Different types of claims can also have varying impacts. Liability claims, which cover damages or injuries to third parties, often lead to more significant rate increases due to potentially higher payouts. A policyholder’s overall driving record, including any prior violations or claims, also contributes to the risk assessment; a history of multiple incidents can signal a higher risk to insurers, resulting in more substantial premium adjustments. Some insurance companies offer accident forgiveness programs, which can prevent a rate increase after a first at-fault accident, though eligibility often depends on a clean driving history and these programs may require an additional premium.

Strategies for Mitigating Impact

Policyholders can employ several strategies to lessen the financial burden associated with a past wreck. Maintaining a clean driving record after an accident is important, as a clean record gradually leads to lower rates. Avoiding additional traffic violations and accidents demonstrates responsible driving behavior, which insurers favor.

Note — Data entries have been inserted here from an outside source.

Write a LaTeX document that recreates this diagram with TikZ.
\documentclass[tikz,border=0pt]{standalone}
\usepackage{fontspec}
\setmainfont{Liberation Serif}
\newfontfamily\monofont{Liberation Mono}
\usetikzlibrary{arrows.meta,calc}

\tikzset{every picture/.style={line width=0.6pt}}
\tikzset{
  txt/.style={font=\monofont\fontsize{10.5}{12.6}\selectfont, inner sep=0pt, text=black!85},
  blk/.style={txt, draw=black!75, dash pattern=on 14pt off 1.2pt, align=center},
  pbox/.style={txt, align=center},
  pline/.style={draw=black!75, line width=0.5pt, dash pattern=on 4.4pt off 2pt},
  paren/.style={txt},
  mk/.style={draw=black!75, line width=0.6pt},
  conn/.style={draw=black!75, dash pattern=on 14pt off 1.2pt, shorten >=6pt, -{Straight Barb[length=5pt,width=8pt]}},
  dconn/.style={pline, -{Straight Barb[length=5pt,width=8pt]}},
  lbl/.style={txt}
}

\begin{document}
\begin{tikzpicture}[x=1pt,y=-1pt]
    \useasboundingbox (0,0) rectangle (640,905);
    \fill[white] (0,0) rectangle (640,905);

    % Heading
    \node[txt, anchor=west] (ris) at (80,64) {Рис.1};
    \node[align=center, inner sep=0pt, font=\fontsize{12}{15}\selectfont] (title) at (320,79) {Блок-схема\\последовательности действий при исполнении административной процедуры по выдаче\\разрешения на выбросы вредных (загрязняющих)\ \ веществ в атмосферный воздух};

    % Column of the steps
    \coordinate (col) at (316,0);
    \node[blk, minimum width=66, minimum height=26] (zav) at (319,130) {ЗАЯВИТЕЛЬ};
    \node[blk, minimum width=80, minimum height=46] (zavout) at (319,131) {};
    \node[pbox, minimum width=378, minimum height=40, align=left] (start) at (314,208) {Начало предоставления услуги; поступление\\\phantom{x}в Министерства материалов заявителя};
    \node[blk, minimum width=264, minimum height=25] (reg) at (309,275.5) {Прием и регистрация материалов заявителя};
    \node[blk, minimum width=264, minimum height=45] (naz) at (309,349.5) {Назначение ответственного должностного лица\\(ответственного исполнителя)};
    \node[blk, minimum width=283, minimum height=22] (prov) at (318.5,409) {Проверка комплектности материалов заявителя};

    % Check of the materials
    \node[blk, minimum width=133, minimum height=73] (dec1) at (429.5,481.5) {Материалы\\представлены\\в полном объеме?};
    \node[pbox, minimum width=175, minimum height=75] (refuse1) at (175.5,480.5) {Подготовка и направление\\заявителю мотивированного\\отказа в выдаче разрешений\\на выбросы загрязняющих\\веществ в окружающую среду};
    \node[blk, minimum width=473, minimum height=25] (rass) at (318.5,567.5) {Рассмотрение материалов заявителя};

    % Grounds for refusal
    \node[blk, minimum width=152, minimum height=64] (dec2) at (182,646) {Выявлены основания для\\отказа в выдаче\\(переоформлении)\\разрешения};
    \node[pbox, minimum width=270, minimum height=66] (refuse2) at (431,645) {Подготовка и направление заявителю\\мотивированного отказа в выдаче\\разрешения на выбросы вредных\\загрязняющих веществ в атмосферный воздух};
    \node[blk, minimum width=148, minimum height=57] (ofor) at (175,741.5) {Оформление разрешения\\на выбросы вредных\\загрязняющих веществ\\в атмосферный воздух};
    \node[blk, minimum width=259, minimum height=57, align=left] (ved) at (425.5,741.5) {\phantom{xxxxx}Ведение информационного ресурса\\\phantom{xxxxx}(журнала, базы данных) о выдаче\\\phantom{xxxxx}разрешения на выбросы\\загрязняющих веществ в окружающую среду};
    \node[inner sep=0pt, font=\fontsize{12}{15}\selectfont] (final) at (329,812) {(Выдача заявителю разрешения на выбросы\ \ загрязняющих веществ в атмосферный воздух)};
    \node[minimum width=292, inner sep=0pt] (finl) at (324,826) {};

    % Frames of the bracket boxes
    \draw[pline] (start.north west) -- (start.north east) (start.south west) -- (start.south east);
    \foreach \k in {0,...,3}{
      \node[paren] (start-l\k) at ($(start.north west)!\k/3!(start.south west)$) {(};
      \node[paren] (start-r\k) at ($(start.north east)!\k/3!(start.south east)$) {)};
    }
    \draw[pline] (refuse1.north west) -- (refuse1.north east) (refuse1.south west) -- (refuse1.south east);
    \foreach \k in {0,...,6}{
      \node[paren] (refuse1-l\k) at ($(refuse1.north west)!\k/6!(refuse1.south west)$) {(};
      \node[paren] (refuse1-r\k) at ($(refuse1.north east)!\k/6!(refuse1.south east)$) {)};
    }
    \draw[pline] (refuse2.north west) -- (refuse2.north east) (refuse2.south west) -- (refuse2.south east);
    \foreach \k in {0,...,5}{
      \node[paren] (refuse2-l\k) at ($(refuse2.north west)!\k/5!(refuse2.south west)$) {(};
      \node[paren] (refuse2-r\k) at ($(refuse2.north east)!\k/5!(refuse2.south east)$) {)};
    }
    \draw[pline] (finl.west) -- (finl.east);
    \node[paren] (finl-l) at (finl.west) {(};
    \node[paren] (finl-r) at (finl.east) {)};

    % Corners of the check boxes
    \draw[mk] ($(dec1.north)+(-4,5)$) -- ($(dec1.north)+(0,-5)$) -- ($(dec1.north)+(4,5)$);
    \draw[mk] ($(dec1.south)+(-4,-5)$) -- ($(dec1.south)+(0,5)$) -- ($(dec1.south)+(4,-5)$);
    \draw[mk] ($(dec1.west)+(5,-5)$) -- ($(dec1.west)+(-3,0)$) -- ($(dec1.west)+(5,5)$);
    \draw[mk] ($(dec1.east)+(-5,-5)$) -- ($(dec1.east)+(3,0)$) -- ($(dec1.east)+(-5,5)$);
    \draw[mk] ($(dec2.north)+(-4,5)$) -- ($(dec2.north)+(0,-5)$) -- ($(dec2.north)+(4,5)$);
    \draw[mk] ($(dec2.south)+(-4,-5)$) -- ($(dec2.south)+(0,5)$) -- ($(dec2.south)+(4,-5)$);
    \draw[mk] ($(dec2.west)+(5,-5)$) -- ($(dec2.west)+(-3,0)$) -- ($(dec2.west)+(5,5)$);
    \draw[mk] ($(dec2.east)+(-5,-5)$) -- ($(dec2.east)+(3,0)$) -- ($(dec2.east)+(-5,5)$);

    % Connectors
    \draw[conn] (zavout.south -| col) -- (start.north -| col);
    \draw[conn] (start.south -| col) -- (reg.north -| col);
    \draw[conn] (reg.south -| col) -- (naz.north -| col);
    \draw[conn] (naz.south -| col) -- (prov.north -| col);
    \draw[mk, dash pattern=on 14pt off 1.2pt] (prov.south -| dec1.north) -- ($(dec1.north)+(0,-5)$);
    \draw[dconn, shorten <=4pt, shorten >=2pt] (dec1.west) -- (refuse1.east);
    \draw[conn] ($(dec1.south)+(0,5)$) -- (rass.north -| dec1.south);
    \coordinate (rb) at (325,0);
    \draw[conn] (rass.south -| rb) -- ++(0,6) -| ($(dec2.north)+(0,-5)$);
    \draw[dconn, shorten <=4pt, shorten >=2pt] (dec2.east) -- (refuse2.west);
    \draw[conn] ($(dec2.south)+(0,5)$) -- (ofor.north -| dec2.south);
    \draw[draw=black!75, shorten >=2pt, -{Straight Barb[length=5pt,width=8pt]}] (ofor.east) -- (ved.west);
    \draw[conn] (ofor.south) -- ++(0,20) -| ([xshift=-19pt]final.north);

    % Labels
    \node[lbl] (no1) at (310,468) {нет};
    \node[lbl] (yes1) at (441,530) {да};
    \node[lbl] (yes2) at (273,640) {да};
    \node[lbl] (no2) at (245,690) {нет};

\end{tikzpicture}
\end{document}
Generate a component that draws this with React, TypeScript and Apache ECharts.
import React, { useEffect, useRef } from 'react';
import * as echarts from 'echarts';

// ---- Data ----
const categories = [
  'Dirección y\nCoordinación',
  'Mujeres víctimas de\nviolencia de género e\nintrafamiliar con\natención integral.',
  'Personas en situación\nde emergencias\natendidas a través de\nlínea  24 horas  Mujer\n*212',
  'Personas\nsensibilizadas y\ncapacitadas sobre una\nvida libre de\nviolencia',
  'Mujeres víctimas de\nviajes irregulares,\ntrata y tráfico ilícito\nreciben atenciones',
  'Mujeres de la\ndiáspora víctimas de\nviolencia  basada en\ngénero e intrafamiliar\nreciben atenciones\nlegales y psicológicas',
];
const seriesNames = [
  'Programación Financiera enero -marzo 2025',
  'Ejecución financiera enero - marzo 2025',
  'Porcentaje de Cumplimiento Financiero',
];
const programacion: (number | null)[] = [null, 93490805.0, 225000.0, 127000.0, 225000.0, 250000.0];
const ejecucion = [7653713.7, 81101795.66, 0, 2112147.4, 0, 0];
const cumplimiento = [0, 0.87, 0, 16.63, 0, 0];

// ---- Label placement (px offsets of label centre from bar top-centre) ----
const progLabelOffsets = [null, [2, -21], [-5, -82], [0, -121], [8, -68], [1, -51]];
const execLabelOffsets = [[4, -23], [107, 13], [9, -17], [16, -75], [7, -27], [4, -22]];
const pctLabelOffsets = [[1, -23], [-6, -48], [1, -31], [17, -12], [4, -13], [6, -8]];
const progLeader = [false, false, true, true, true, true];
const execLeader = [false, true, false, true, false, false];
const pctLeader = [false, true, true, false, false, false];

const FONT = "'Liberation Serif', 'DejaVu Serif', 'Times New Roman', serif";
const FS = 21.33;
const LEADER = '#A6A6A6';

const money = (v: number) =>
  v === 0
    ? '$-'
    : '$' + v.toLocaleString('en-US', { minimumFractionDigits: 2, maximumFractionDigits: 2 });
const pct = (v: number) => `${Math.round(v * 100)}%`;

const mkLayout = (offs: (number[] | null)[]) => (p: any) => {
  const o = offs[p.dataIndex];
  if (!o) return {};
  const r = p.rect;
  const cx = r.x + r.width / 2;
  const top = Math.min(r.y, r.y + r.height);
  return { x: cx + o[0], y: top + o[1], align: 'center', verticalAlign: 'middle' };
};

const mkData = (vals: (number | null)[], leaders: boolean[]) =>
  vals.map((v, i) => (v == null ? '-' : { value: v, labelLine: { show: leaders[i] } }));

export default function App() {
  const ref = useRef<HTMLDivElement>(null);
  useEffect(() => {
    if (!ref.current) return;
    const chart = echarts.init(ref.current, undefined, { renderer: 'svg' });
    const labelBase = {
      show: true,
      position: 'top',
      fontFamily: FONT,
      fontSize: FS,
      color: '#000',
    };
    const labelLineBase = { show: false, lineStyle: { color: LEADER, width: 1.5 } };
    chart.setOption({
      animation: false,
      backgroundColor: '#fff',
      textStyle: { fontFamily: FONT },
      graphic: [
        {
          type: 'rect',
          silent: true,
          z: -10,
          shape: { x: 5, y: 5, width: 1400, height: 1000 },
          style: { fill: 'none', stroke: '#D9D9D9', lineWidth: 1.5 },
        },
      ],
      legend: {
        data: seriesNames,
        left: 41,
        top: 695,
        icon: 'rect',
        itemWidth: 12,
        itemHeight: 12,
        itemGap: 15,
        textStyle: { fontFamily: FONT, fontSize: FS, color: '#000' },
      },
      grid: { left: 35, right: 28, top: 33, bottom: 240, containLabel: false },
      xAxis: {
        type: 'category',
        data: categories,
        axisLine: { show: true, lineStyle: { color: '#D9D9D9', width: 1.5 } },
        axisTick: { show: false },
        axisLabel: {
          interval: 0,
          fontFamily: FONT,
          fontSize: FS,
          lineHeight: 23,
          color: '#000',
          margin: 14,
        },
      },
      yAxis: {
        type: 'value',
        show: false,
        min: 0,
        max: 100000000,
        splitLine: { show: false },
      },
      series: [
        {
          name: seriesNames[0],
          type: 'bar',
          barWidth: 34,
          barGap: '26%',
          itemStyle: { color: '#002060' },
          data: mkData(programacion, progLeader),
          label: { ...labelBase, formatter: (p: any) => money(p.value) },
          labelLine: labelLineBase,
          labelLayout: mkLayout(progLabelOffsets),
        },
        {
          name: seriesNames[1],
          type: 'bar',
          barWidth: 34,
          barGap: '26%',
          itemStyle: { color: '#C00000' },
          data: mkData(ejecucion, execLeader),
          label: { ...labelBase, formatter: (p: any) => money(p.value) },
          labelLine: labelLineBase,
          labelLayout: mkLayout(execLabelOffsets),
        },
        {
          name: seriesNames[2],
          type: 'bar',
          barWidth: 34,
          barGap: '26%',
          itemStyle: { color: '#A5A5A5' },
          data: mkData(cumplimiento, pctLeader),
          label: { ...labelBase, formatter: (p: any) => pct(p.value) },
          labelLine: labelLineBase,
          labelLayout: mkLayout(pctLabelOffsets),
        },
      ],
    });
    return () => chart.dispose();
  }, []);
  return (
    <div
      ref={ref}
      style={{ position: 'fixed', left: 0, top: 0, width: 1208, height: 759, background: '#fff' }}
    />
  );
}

Taking an approved defensive driving course can lead to a discount on insurance premiums, as they improve driving skills and reduce future accident likelihood. Many insurance companies offer discounts ranging from 2% to 10% for completing such courses, and in some cases, they can also help reduce points on a driving record. These discounts often last for a few years, and some insurers allow renewal by retaking the course.

Increasing the deductible on an insurance policy can also lower premium costs. A deductible is the amount a policyholder agrees to pay out-of-pocket before the insurance coverage begins. By accepting a higher deductible, the policyholder assumes more of the initial financial risk, which reduces the insurer’s potential payout and can result in a noticeable reduction in monthly or annual premiums. For example, increasing a deductible from $250 to $500 might cut premium costs by as much as 12%.

Bundling multiple insurance policies, such as auto and home insurance, with the same provider often qualifies for multi-policy discounts. This approach can lead to overall savings across all policies and also simplify policy management by having all coverages with one company. As an accident ages on the record, shopping around for new insurance quotes can be beneficial. Different insurers have varying rating criteria, and a policyholder may find more favorable rates from a new company, especially once the accident falls outside the most impactful three-to-five-year window.